A true antique is generally considered at least 100 years old. Were the family matriarch a piece of furniture, she’d likely qualify as an early-century period piece. But just as older humans are valuable fonts of accumulated experience and wisdom, true antiques have a value that far exceeds their worth as mere pieces of furniture or household items.

Indeed, there’s something about the warmth, the heft and the historical resonance of antique pieces that make them great additions to nearly any home and decorating scheme. When you buy an antique, you become part of its story—its history or provenance—which lives on after you. And it so happens that we live in one of the richest antiquing areas of the country, especially for American furniture.

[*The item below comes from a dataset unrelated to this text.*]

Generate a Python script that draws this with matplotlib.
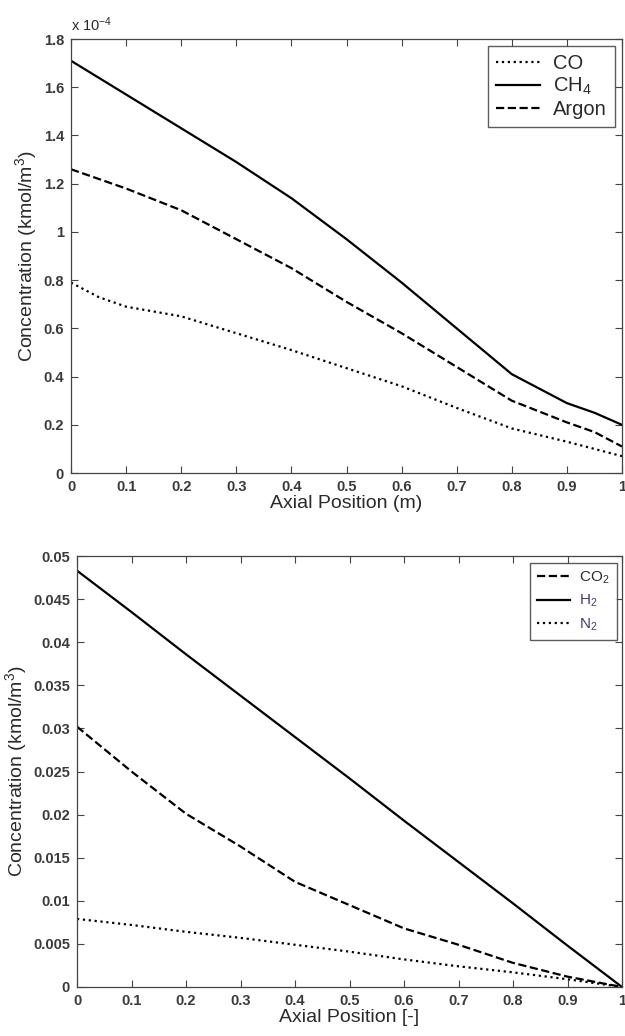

Entry to the world of the old can seem daunting. Prospective collectors don’t always know the names of styles or periods that fit their tastes, lifestyles or budgets. So to get started, “I would recommend doing a little bit of research,” says Dawn Lamb, owner of Lamb’s Loft in Claymont. “There are now plenty of opportunities for gathering information, either via the Internet, bookstores or the library. When you’re dealing with antiques, you really need to know what you’re looking for.”

Some of the major American furniture styles are William & Mary (1690-1725), Queen Anne (1725-1750), Chippendale (1750-1780), Federal (1790-1820), and Arts and Crafts (1895-1920). Each is defined by unique design characteristics, materials and assembly techniques. Smart dealers and appraisers can even identify makers by key techniques.

There is a variety of books that offer advice on dating, rating and purchasing antiques. Magazines such as Antique Week and Antiques Digest and TV shows like “Antiques Roadshow” offer significant insight, dealers say.